Sunday, Oct 26, 2014

In Bharuch, main pipeline carrying industrial effluents to sea damaged

The pipeline  near Ankleshwar. Express The pipeline near Ankleshwar. (Source: Express photo)
Express News Service | Vadodara | Posted: August 9, 2014 4:34 am

The main pipeline carrying effluents from industrial clusters at Ankleshwar, Panoli and Jhagadia in Bharuch district developed major breach, with most of the water being treated by the Narmada Clean Tech Limited (NCTL), a state-government-owned subsidiary of the Gujarat Pollution Control Board, leaking in large quantity much before reaching its destination at the deep sea dump site at Hansol.

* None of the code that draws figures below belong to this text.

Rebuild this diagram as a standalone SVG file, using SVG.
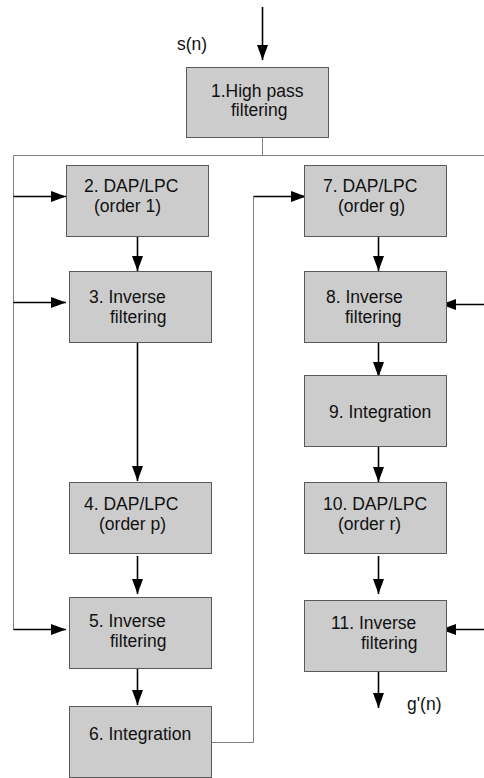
<svg xmlns="http://www.w3.org/2000/svg" width="484" height="778" viewBox="0 0 484 778">
  <style>
    .box { fill: #cccccc; stroke: #5a5a5a; stroke-width: 1; }
    .lbl { font-family: "Liberation Sans", Arial, sans-serif; font-size: 17.5px; fill: #111111; }
    .wire { fill: none; stroke: #808080; stroke-width: 1; }
    .arrow { fill: none; stroke: #000000; stroke-width: 1.6; marker-end: url(#head); }
  </style>
  <defs>
    <marker id="head" viewBox="0 0 15 11" refX="15" refY="5.5" markerWidth="15" markerHeight="11" markerUnits="userSpaceOnUse" orient="auto">
      <path d="M0,0 L15,5.5 L0,11 z" fill="#000000"/>
    </marker>
  </defs>

  <rect width="484" height="778" fill="#ffffff"/>

  <!-- connectors -->
  <g id="connectors">
    <path class="wire" d="M262.5,137 V155.5"/>
    <path class="wire" d="M13.5,155.5 H484"/>
    <path class="wire" d="M13.5,155.5 V629.5"/>
    <path class="wire" d="M211,742.5 H253.5 V196.5"/>

    <path class="arrow" d="M262.5,7 V60"/>
    <path class="arrow" d="M13.5,196.5 H66"/>
    <path class="arrow" d="M253.5,196.5 H306"/>
    <path class="arrow" d="M137.5,236 V271"/>
    <path class="arrow" d="M378.5,236 V271"/>
    <path class="arrow" d="M13.5,302.5 H66"/>
    <path class="arrow" d="M484,304.5 H441"/>
    <path class="arrow" d="M137.5,342 V481"/>
    <path class="arrow" d="M378.5,342 V377"/>
    <path class="arrow" d="M378.5,446 V482"/>
    <path class="arrow" d="M137.5,556 V594"/>
    <path class="arrow" d="M378.5,556 V594"/>
    <path class="arrow" d="M13.5,629.5 H66"/>
    <path class="arrow" d="M484,629.5 H441"/>
    <path class="arrow" d="M137.5,668 V705"/>
    <path class="arrow" d="M378.5,671 V708"/>

    <text class="lbl" x="177" y="50">s(n)</text>
    <text class="lbl" x="407" y="710">g'(n)</text>
  </g>

  <g id="n1">
    <rect class="box" x="186.5" y="67.5" width="142" height="70"/>
    <text class="lbl" x="211" y="97">1.High pass</text>
    <text class="lbl" x="231" y="116">filtering</text>
  </g>
  <g id="n2">
    <rect class="box" x="66.5" y="165.5" width="142" height="71"/>
    <text class="lbl" x="84" y="192">2. DAP/LPC</text>
    <text class="lbl" x="94" y="212">(order 1)</text>
  </g>
  <g id="n3">
    <rect class="box" x="69.5" y="271.5" width="142" height="71"/>
    <text class="lbl" x="89" y="303">3. Inverse</text>
    <text class="lbl" x="110" y="323">filtering</text>
  </g>
  <g id="n4">
    <rect class="box" x="69.5" y="482.5" width="142" height="71"/>
    <text class="lbl" x="84" y="510">4. DAP/LPC</text>
    <text class="lbl" x="99" y="530">(order p)</text>
  </g>
  <g id="n5">
    <rect class="box" x="69.5" y="597.5" width="142" height="71"/>
    <text class="lbl" x="89" y="627">5. Inverse</text>
    <text class="lbl" x="110" y="647">filtering</text>
  </g>
  <g id="n6">
    <rect class="box" x="69.5" y="706.5" width="142" height="71"/>
    <text class="lbl" x="89" y="740">6. Integration</text>
  </g>
  <g id="n7">
    <rect class="box" x="304.5" y="165.5" width="142" height="71"/>
    <text class="lbl" x="323" y="192">7. DAP/LPC</text>
    <text class="lbl" x="338" y="212">(order g)</text>
  </g>
  <g id="n8">
    <rect class="box" x="304.5" y="271.5" width="142" height="71"/>
    <text class="lbl" x="326" y="303">8. Inverse</text>
    <text class="lbl" x="345" y="323">filtering</text>
  </g>
  <g id="n9">
    <rect class="box" x="304.5" y="375.5" width="142" height="71"/>
    <text class="lbl" x="329" y="418">9. Integration</text>
  </g>
  <g id="n10">
    <rect class="box" x="304.5" y="482.5" width="142" height="71"/>
    <text class="lbl" x="323" y="510">10. DAP/LPC</text>
    <text class="lbl" x="338" y="530">(order r)</text>
  </g>
  <g id="n11">
    <rect class="box" x="304.5" y="600.5" width="142" height="71"/>
    <text class="lbl" x="331" y="629">11. Inverse</text>
    <text class="lbl" x="361" y="649">filtering</text>
  </g>
</svg>
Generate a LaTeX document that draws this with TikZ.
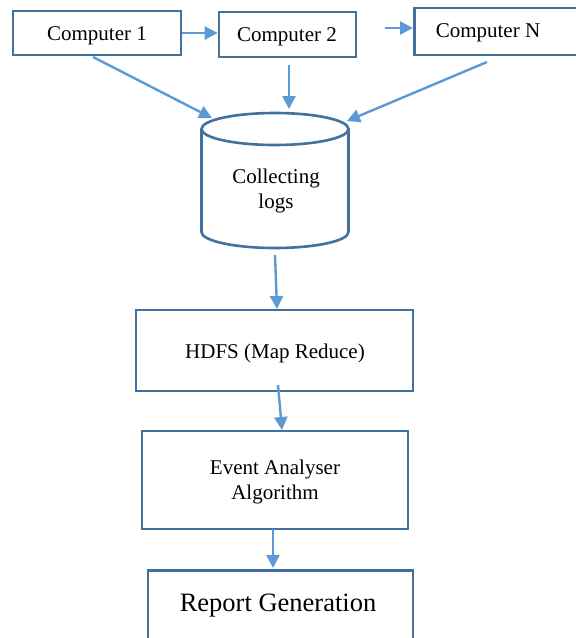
\documentclass[tikz,border=0pt]{standalone}
\usepackage{fontspec}
\setmainfont{Liberation Serif}
\usetikzlibrary{arrows.meta}
\definecolor{boxblue}{HTML}{41719C}
\definecolor{arrblue}{HTML}{5B9BD5}
\begin{document}
\begin{tikzpicture}[x=1pt,y=-1pt,
  box/.style={draw=boxblue, line width=2.6pt, fill=white, inner sep=0pt, align=center},
  lbl/.style={inner sep=0pt, align=center, font=\fontsize{21}{25}\selectfont},
  arr/.style={draw=arrblue, line width=2.4pt, -{Triangle[length=13pt,width=13pt]}}]
\clip (0,0) rectangle (576,638);
\fill[white] (0,0) rectangle (576,638);
% top row
\node[box, minimum width=168pt, minimum height=44pt] (c1) at (97,33) {};
\node[lbl] (c1t) at (97,36) {Computer 1};
\node[box, minimum width=137pt, minimum height=45pt] (c2) at (287.5,34.5) {};
\node[lbl] (c2t) at (287,37) {Computer 2};
\node[box, minimum width=170pt, minimum height=47pt, anchor=west] (cn) at (413,31.5) {};
\node[lbl] (cnt) at (488,33) {Computer N};
% cylinder
\coordinate (cyl) at (275,180);
\draw[boxblue, line width=2.6pt, fill=white] (201.5,129) -- (201.5,232) arc[start angle=180, end angle=0, x radius=73.5, y radius=16] -- (348.5,129);
\draw[boxblue, line width=2.6pt, fill=white] (275,129) ellipse[x radius=73.5, y radius=16];
\node[lbl] (logs) at (276,191) {Collecting\\logs};
% lower boxes
\node[box, minimum width=277pt, minimum height=81pt] (hdfs) at (274.5,350.5) {};
\node[lbl] (hdfst) at (275,353) {HDFS (Map Reduce)};
\node[box, minimum width=266pt, minimum height=98pt] (ev) at (275,480) {};
\node[lbl] (evt) at (275,482) {Event Analyser\\Algorithm};
\node[box, minimum width=265pt, minimum height=90pt, anchor=north] (rep) at (280.5,569) {};
\node[lbl, font=\fontsize{26.5}{30}\selectfont] (rept) at (278,606) {Report Generation};
% arrows
\coordinate (f1) at (385,28);
\coordinate (a1s) at (93,57);   \coordinate (a1e) at (212,118);
\coordinate (a2s) at (289,65);  \coordinate (a2e) at (289,109);
\coordinate (a3s) at (487,62);  \coordinate (a3e) at (347,121);
\coordinate (a4s) at (275,255); \coordinate (a4e) at (277,309);
\coordinate (a5s) at (278,385); \coordinate (a5e) at (282,430);
\coordinate (a6s) at (273,529); \coordinate (a6e) at (273,568);
\draw[arr] (c1.east) -- (c2.west |- c1.east);
\draw[arr] (f1) -- (cn.west |- f1);
\draw[arr] (a1s) -- (a1e);
\draw[arr] (a2s) -- (a2e);
\draw[arr] (a3s) -- (a3e);
\draw[arr] (a4s) -- (a4e);
\draw[arr] (a5s) -- (a5e);
\draw[arr] (a6s) -- (a6e);
\end{tikzpicture}
\end{document}
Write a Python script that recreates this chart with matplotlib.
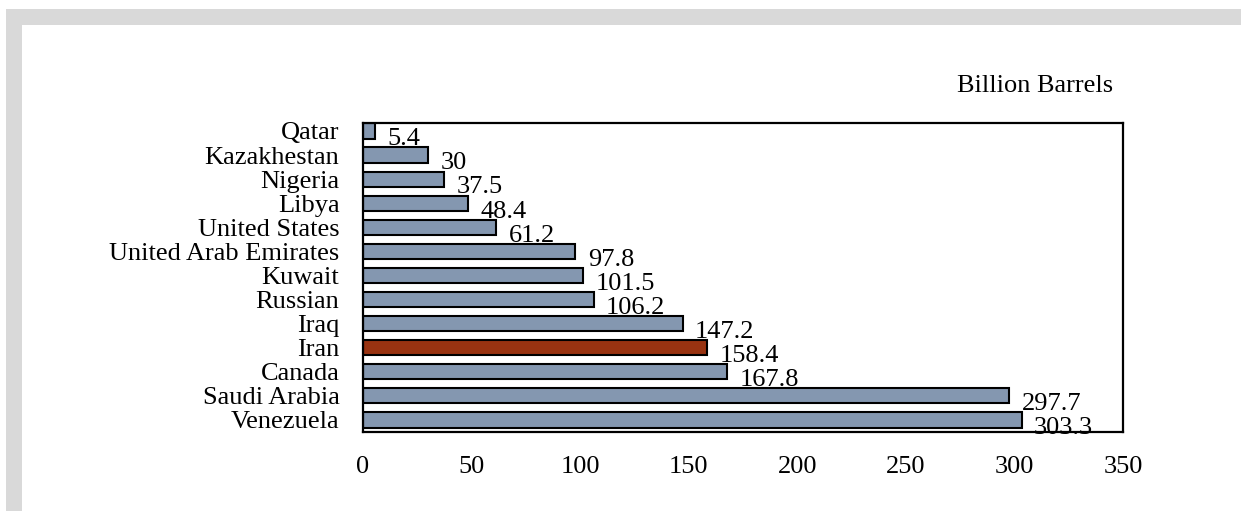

The site, where the pipe broke at Ankleshwar-Amboli road, is situated next to the CISF camp. The development comes even as the Centre considers lifting moratorium that was imposed on Ankleshwar industrial cluster after it violated environmental norms prescribed by the Central Pollution Control Board (CPCB), giving environmental activists enough ammunition to criticise the state government for “condoning the violation of environmental law”.

The NCTL receives treated industrial effluents from Ankleshwar, Jhagadia and Panoli industrial estates and then treats it at Final Effluent Treatment Plant (FETP) up to prescribed norms of GPCB which is then carried through a 52.76-km pipeline into the sea. The industries located at Ankleshwar, Panoli and Jhagadia GIDC estates treat their effluents in their Common Effluent Treatment Plant (CETP) and then, after giving further treatment at the “Final Effluent Treatment Plant” (FETP) at Ankleshwar, discharge the effluents into the sea. The moratorium on the three GIDCs in the region was imposed on July 7, 2007 after FETPs were found unable to treat effluent which continues.

Chief operating office of NCTL, K R Desai said that the pipeline was broken because of the construction of a wall at the CISF camp nearby. “A water pipeline of the Gujarat Water Supply and Sewerage Board running perpendicular to our pipe broke that caused soil to erode and the coupling of the pipe to come out. We could not repair it on time due to rains, but will do so as rains have ceased,” Desai said. “The 52.97-kilometre-long pipeline, which carries the effluents from NCTL to the sea for discharge regularly, gets broken leading to illegal discharge into Amla Khadi which at the end meets the Narmada river,” activist Rohit Prajapati said.